Data extract >>
========
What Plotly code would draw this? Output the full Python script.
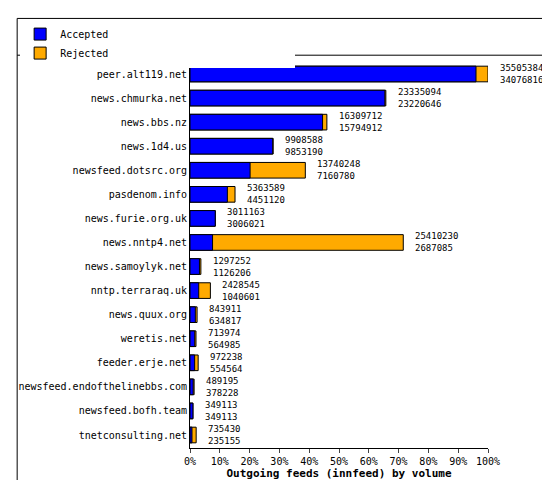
import plotly.graph_objects as go

servers = ["peer.alt119.net", "news.chmurka.net", "news.bbs.nz", "news.1d4.us",
           "newsfeed.dotsrc.org", "pasdenom.info", "news.furie.org.uk", "news.nntp4.net",
           "news.samoylyk.net", "nntp.terraraq.uk", "news.quux.org", "weretis.net",
           "feeder.erje.net", "newsfeed.endofthelinebbs.com", "newsfeed.bofh.team",
           "tnetconsulting.net"]
total = [35505384, 23335094, 16309712, 9908588, 13740248, 5363589, 3011163, 25410230,
         1297252, 2428545, 843911, 713974, 972238, 489195, 349113, 735430]
accepted = [34076816, 23220646, 15794912, 9853190, 7160780, 4451120, 3006021, 2687085,
            1126206, 1040601, 634817, 564985, 554564, 378228, 349113, 235155]

top = max(total)
tot_pct = [v / top * 100 for v in total]
acc_pct = [v / top * 100 for v in accepted]

fig = go.Figure()
fig.add_trace(go.Bar(y=servers, x=tot_pct, orientation="h", name="Rejected",
                     marker=dict(color="#ffaa00", line=dict(color="black", width=1)),
                     width=0.65, legendrank=2))
fig.add_trace(go.Bar(y=servers, x=acc_pct, orientation="h", name="Accepted",
                     marker=dict(color="#0000ff", line=dict(color="black", width=1)),
                     width=0.65, legendrank=1))

# value labels at the end of each bar
for s, p, t, a in zip(servers, tot_pct, total, accepted):
    fig.add_annotation(x=p, y=s, text=f"{t}<br>{a}", showarrow=False,
                       xanchor="left", xshift=10, align="left",
                       font=dict(size=9, color="black"))

# frame and legend separator
fig.add_shape(type="rect", xref="paper", yref="paper", x0=-0.58, x1=1.225,
              y0=-0.1, y1=1.11, line=dict(color="black", width=1))
fig.add_shape(type="line", xref="paper", yref="paper", x0=-0.58, x1=1.225,
              y0=1.015, y1=1.015, line=dict(color="black", width=1))

fig.update_layout(
    width=550, height=480,
    margin=dict(l=177, r=70, t=45, b=40),
    barmode="overlay",
    paper_bgcolor="white", plot_bgcolor="white",
    font=dict(family="DejaVu Sans Mono", size=10, color="black"),
    showlegend=True,
    legend=dict(orientation="h", x=-0.57, y=1.107, xanchor="left", yanchor="top",
                entrywidth=230, entrywidthmode="pixels", font=dict(size=10)),
    xaxis=dict(range=[0, 100], tickvals=list(range(0, 101, 10)),
               ticktext=[f"{v}%" for v in range(0, 101, 10)],
               showgrid=False, showline=True, linecolor="black", ticks="outside",
               ticklen=4, zeroline=False, automargin=False,
               title=dict(text="<b>Outgoing feeds (innfeed) by volume</b>",
                          standoff=2, font=dict(size=11))),
    yaxis=dict(autorange="reversed", showline=True, linecolor="black",
               ticks="", showgrid=False, automargin=False),
)

fig.write_html("out.html")
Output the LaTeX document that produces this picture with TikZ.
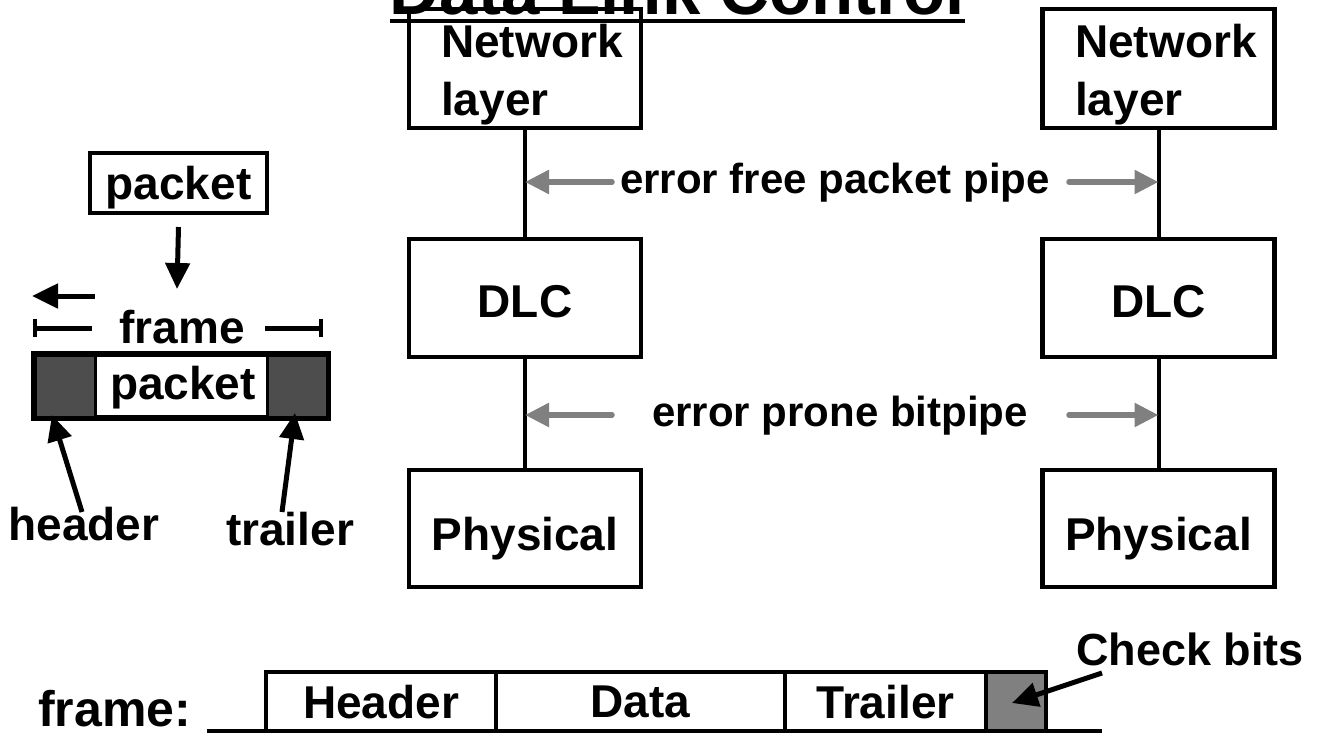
========
Pictures are to be left out; all else in the entries above is to be quoted exactly.

Exercise output >>
What Plotly code would draw this? Output the full Python script.
import plotly.graph_objects as go

servers = ["peer.alt119.net", "news.chmurka.net", "news.bbs.nz", "news.1d4.us",
           "newsfeed.dotsrc.org", "pasdenom.info", "news.furie.org.uk", "news.nntp4.net",
           "news.samoylyk.net", "nntp.terraraq.uk", "news.quux.org", "weretis.net",
           "feeder.erje.net", "newsfeed.endofthelinebbs.com", "newsfeed.bofh.team",
           "tnetconsulting.net"]
total = [35505384, 23335094, 16309712, 9908588, 13740248, 5363589, 3011163, 25410230,
         1297252, 2428545, 843911, 713974, 972238, 489195, 349113, 735430]
accepted = [34076816, 23220646, 15794912, 9853190, 7160780, 4451120, 3006021, 2687085,
            1126206, 1040601, 634817, 564985, 554564, 378228, 349113, 235155]

top = max(total)
tot_pct = [v / top * 100 for v in total]
acc_pct = [v / top * 100 for v in accepted]

fig = go.Figure()
fig.add_trace(go.Bar(y=servers, x=tot_pct, orientation="h", name="Rejected",
                     marker=dict(color="#ffaa00", line=dict(color="black", width=1)),
                     width=0.65, legendrank=2))
fig.add_trace(go.Bar(y=servers, x=acc_pct, orientation="h", name="Accepted",
                     marker=dict(color="#0000ff", line=dict(color="black", width=1)),
                     width=0.65, legendrank=1))

# value labels at the end of each bar
for s, p, t, a in zip(servers, tot_pct, total, accepted):
    fig.add_annotation(x=p, y=s, text=f"{t}<br>{a}", showarrow=False,
                       xanchor="left", xshift=10, align="left",
                       font=dict(size=9, color="black"))

# frame and legend separator
fig.add_shape(type="rect", xref="paper", yref="paper", x0=-0.58, x1=1.225,
              y0=-0.1, y1=1.11, line=dict(color="black", width=1))
fig.add_shape(type="line", xref="paper", yref="paper", x0=-0.58, x1=1.225,
              y0=1.015, y1=1.015, line=dict(color="black", width=1))

fig.update_layout(
    width=550, height=480,
    margin=dict(l=177, r=70, t=45, b=40),
    barmode="overlay",
    paper_bgcolor="white", plot_bgcolor="white",
    font=dict(family="DejaVu Sans Mono", size=10, color="black"),
    showlegend=True,
    legend=dict(orientation="h", x=-0.57, y=1.107, xanchor="left", yanchor="top",
                entrywidth=230, entrywidthmode="pixels", font=dict(size=10)),
    xaxis=dict(range=[0, 100], tickvals=list(range(0, 101, 10)),
               ticktext=[f"{v}%" for v in range(0, 101, 10)],
               showgrid=False, showline=True, linecolor="black", ticks="outside",
               ticklen=4, zeroline=False, automargin=False,
               title=dict(text="<b>Outgoing feeds (innfeed) by volume</b>",
                          standoff=2, font=dict(size=11))),
    yaxis=dict(autorange="reversed", showline=True, linecolor="black",
               ticks="", showgrid=False, automargin=False),
)

fig.write_html("out.html")
Output the LaTeX document that produces this picture with TikZ.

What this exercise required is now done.